--- begin ---
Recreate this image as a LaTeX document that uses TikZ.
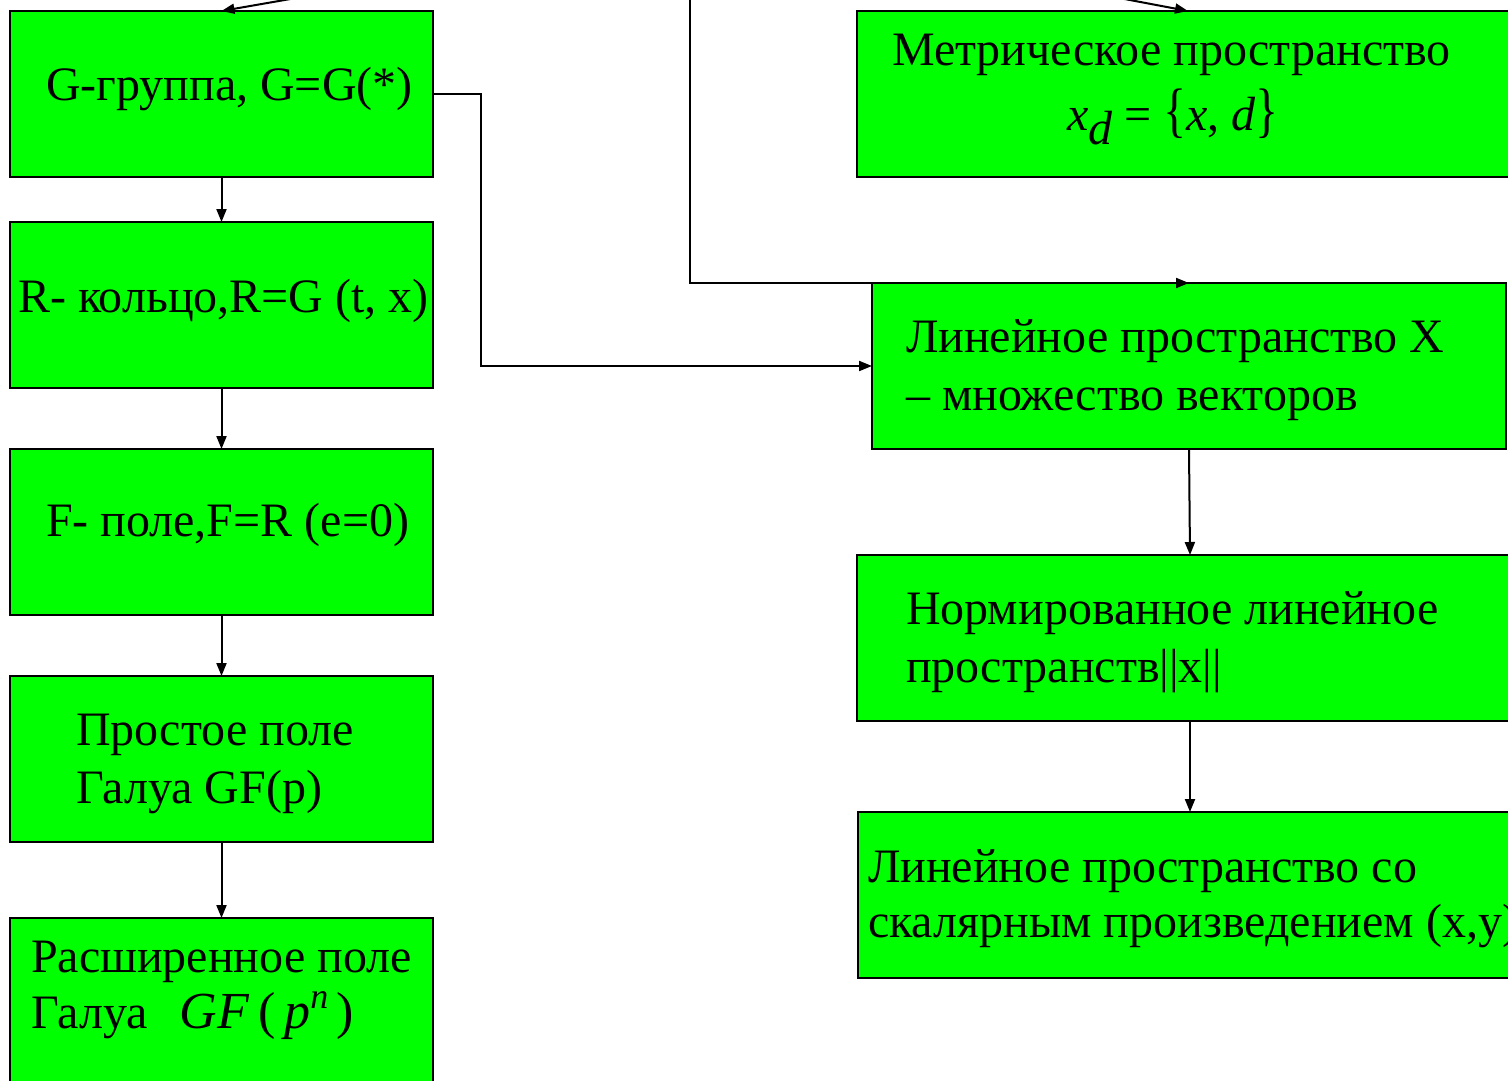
\documentclass[tikz,border=0pt]{standalone}
\usepackage{fontspec}
\setmainfont{Liberation Serif}
\usetikzlibrary{arrows.meta}

\tikzset{
  blok/.style={draw=black,fill=green,line width=2pt,minimum width=423pt,minimum height=166pt,inner sep=0pt,outer sep=0pt},
  txt/.style={inner sep=0pt,align=left,font=\fontsize{48}{58}\selectfont},
}

\begin{document}
\begin{tikzpicture}[x=1pt,y=-1pt,line width=2pt,>={Triangle[length=13pt,width=10pt]}]
\useasboundingbox (0,0) rectangle (1508,1080);
% left column
\node[blok] (grp) at (221.5,94) {};
\node[blok] (ring) at (221.5,305) {};
\node[blok] (fld) at (221.5,532) {};
\node[blok] (gfp) at (221.5,759) {};
\node[blok] (gfpn) at (221.5,1001) {};
% right column
\node[blok,minimum width=662pt] (metr) at (1188,94) {};
\node[blok,minimum width=634pt] (lin) at (1189,366) {};
\node[blok,minimum width=666pt] (norm) at (1190,638) {};
\node[blok,minimum width=664pt] (scal) at (1190,895) {};
% texts (base = last line)
\node[txt,anchor=base west] (grpt) at (45,100) {G-группа, G=G(*)};
\node[txt,anchor=base west] (ringt) at (17,312) {R- кольцо,R=G (t, x)};
\node[txt,anchor=base west] (fldt) at (45,536) {F- поле,F=R (e=0)};
\node[txt,anchor=base west] (gfpt) at (75,803) {Простое поле\\Галуа GF(p)};
\node[txt,anchor=base west,font=\fontsize{48}{56}\selectfont] (gfpnt) at (30,1028) {Расширенное поле\\Галуа\hspace{32pt}{\fontsize{52}{56}\selectfont\textit{GF}\,(\,\textit{p}\raisebox{20pt}{\fontsize{36}{40}\selectfont\textit{n}}\,)}};
\node[txt,anchor=base west] (metrt) at (891,65) {Метрическое пространство};
\node[txt,anchor=base] (metrf) at (1173,130) {\textit{x}\raisebox{-14pt}{\textit{d}} = \scalebox{1}[1.25]{\{}\textit{x}, \textit{d}\scalebox{1}[1.25]{\}}};
\node[txt,anchor=base west] (lint) at (905,410) {Линейное пространство X\\– множество векторов};
\node[txt,anchor=base west] (normt) at (905,682) {Нормированное линейное\\пространств||x||};
\node[txt,anchor=base west,font=\fontsize{48}{55}\selectfont] (scalt) at (867,937) {Линейное пространство со\\скалярным произведением (x,y)};
% connectors
\coordinate (inA) at (342,-10);
\coordinate (inB) at (1077,-10);
\coordinate (inC) at (690,-10);
\draw[->] (inA) -- (grp.north);
\draw[->] (inB) -- (metr.north);
\draw[->] (inC) |- (lin.north);
\draw[->] (grp) -- (ring);
\draw[->] (ring) -- (fld);
\draw[->] (fld) -- (gfp);
\draw[->] (gfp) -- (gfpn);
\draw[->] (grp.east) -- ++(48,0) |- (lin.west);
\draw[->] (lin.south) -- (norm.north);
\draw[->] (norm.south) -- (scal.north);
\end{tikzpicture}
\end{document}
--- end ---
» **Stated exercise**
Give an exact reproduction of every line, leaving out any picture.

» **Solved problem**
Recreate this image as a LaTeX document that uses TikZ.
\documentclass[tikz,border=0pt]{standalone}
\usepackage{fontspec}
\setmainfont{Liberation Serif}
\usetikzlibrary{arrows.meta}

\tikzset{
  blok/.style={draw=black,fill=green,line width=2pt,minimum width=423pt,minimum height=166pt,inner sep=0pt,outer sep=0pt},
  txt/.style={inner sep=0pt,align=left,font=\fontsize{48}{58}\selectfont},
}

\begin{document}
\begin{tikzpicture}[x=1pt,y=-1pt,line width=2pt,>={Triangle[length=13pt,width=10pt]}]
\useasboundingbox (0,0) rectangle (1508,1080);
% left column
\node[blok] (grp) at (221.5,94) {};
\node[blok] (ring) at (221.5,305) {};
\node[blok] (fld) at (221.5,532) {};
\node[blok] (gfp) at (221.5,759) {};
\node[blok] (gfpn) at (221.5,1001) {};
% right column
\node[blok,minimum width=662pt] (metr) at (1188,94) {};
\node[blok,minimum width=634pt] (lin) at (1189,366) {};
\node[blok,minimum width=666pt] (norm) at (1190,638) {};
\node[blok,minimum width=664pt] (scal) at (1190,895) {};
% texts (base = last line)
\node[txt,anchor=base west] (grpt) at (45,100) {G-группа, G=G(*)};
\node[txt,anchor=base west] (ringt) at (17,312) {R- кольцо,R=G (t, x)};
\node[txt,anchor=base west] (fldt) at (45,536) {F- поле,F=R (e=0)};
\node[txt,anchor=base west] (gfpt) at (75,803) {Простое поле\\Галуа GF(p)};
\node[txt,anchor=base west,font=\fontsize{48}{56}\selectfont] (gfpnt) at (30,1028) {Расширенное поле\\Галуа\hspace{32pt}{\fontsize{52}{56}\selectfont\textit{GF}\,(\,\textit{p}\raisebox{20pt}{\fontsize{36}{40}\selectfont\textit{n}}\,)}};
\node[txt,anchor=base west] (metrt) at (891,65) {Метрическое пространство};
\node[txt,anchor=base] (metrf) at (1173,130) {\textit{x}\raisebox{-14pt}{\textit{d}} = \scalebox{1}[1.25]{\{}\textit{x}, \textit{d}\scalebox{1}[1.25]{\}}};
\node[txt,anchor=base west] (lint) at (905,410) {Линейное пространство X\\– множество векторов};
\node[txt,anchor=base west] (normt) at (905,682) {Нормированное линейное\\пространств||x||};
\node[txt,anchor=base west,font=\fontsize{48}{55}\selectfont] (scalt) at (867,937) {Линейное пространство со\\скалярным произведением (x,y)};
% connectors
\coordinate (inA) at (342,-10);
\coordinate (inB) at (1077,-10);
\coordinate (inC) at (690,-10);
\draw[->] (inA) -- (grp.north);
\draw[->] (inB) -- (metr.north);
\draw[->] (inC) |- (lin.north);
\draw[->] (grp) -- (ring);
\draw[->] (ring) -- (fld);
\draw[->] (fld) -- (gfp);
\draw[->] (gfp) -- (gfpn);
\draw[->] (grp.east) -- ++(48,0) |- (lin.west);
\draw[->] (lin.south) -- (norm.north);
\draw[->] (norm.south) -- (scal.north);
\end{tikzpicture}
\end{document}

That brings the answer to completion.